‘Creed’ Director Told Sylvester Stallone Not to Boycott ‘White Oscars’

Associated Press
Associated Press

In an interview at the Academy Awards nominee luncheon in Beverly Hills on Monday, Sylvester Stallone said he had considered joining in the boycott of this year’s Oscars to protest its lack of diversity, but then changed his mind when he consulted the director of the film responsible for getting him there.

Stallone is up for his first-ever Oscar this year for his portrayal of Rocky Balboa in Creed (though Rocky won Best Picture in 1977), but the 69-year-old star told TheWrap that he consulted with Creed director Ryan Coogler before making a final decision as to whether to attend the ceremony.

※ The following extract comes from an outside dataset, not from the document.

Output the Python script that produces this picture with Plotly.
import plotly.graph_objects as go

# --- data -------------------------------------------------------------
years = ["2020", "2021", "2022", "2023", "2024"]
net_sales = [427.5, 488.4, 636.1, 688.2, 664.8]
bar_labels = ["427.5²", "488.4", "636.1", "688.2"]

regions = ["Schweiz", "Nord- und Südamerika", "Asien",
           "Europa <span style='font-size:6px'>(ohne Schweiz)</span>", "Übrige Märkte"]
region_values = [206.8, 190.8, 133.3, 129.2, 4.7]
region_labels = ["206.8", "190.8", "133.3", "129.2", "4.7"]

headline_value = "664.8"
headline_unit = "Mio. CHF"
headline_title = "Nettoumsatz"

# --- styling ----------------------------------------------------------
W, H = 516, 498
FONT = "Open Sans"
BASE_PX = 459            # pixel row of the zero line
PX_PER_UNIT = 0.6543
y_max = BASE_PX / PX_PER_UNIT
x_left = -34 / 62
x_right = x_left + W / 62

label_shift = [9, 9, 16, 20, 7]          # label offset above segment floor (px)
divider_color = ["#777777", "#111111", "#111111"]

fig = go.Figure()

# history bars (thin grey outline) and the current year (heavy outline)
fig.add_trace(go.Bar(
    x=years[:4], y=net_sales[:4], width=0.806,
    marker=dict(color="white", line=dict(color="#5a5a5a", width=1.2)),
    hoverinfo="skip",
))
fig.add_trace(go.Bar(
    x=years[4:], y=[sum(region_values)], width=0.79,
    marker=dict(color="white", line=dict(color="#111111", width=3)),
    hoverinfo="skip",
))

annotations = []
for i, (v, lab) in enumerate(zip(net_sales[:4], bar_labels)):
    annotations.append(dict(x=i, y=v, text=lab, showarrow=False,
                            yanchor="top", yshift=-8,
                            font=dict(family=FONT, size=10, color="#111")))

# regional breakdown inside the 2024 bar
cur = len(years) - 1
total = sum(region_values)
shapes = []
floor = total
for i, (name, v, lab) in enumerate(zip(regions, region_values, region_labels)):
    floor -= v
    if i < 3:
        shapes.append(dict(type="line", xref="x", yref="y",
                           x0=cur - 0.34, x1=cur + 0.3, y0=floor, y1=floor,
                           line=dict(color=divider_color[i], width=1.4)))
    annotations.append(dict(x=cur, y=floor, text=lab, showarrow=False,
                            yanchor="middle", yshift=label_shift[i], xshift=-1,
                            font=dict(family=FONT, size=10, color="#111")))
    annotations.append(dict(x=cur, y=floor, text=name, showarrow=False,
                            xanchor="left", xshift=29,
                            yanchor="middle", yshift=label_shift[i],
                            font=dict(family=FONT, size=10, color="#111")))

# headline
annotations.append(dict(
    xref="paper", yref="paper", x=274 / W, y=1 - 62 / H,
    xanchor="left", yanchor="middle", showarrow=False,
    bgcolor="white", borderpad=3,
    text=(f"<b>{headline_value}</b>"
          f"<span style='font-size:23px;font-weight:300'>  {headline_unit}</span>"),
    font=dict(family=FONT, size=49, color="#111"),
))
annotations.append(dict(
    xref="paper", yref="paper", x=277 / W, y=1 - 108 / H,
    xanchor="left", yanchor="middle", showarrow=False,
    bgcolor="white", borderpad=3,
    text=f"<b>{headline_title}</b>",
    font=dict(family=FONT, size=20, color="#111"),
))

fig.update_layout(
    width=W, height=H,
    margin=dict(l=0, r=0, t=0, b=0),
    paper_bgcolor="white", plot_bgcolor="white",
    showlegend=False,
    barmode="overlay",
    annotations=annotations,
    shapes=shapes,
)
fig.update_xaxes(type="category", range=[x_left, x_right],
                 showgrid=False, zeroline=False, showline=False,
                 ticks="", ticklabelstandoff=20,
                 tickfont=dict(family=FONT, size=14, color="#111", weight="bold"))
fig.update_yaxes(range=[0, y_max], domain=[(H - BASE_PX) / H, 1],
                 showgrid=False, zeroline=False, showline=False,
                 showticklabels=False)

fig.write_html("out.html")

“I remember I spoke with Ryan Coogler when this happened and I said, ‘How do you want to handle this? Because I feel like you are responsible for me being here,'” Stallone told the outlet. “I said, ‘If you don’t want me to go, I won’t.’ He said, ‘I want you to go.’ That’s the kind of guy he is. He wanted me to stand up for the film.”

Controversy over diversity has engulfed the Oscars and the organization that presents them, the Academy of Motion Picture Arts and Sciences, ever since the Academy unveiled this year’s nominations last month. For a second consecutive year, all 20 acting nominees are white.

The backlash came swiftly, as stars like Will and Jada Pinkett Smith and director Spike Lee pledged to boycott the ceremony, and the Rev. Al Sharpton called for a national “tune out” of the show in protest.

The lack of diversity also spurred the Academy to implement a dramatic overhaul of its voting rules and organizational structure in a move widely criticized by longtime Academy members as an overt effort to purge the organization’s older, white members of their votes.

Stallone praised the Academy’s diversity initiative in his statements to TheWrap: “There’s a universal law of existence — you either adapt or cease to exist,” he said.

The backlash over the #OscarsSoWhite controversy continued Monday, as demonstrators from the Los Angeles-based civil rights organization Project Islamic Hope protested outside the Academy’s annual nominee luncheon at the Beverly Hilton Hotel in Beverly Hills. The group called on “white Hollywood” to join the boycott effort, and urged those attending the ceremony to wear a black armband or ribbon to support diversity.

The 88th Academy Awards air Sunday, February 28th on ABC.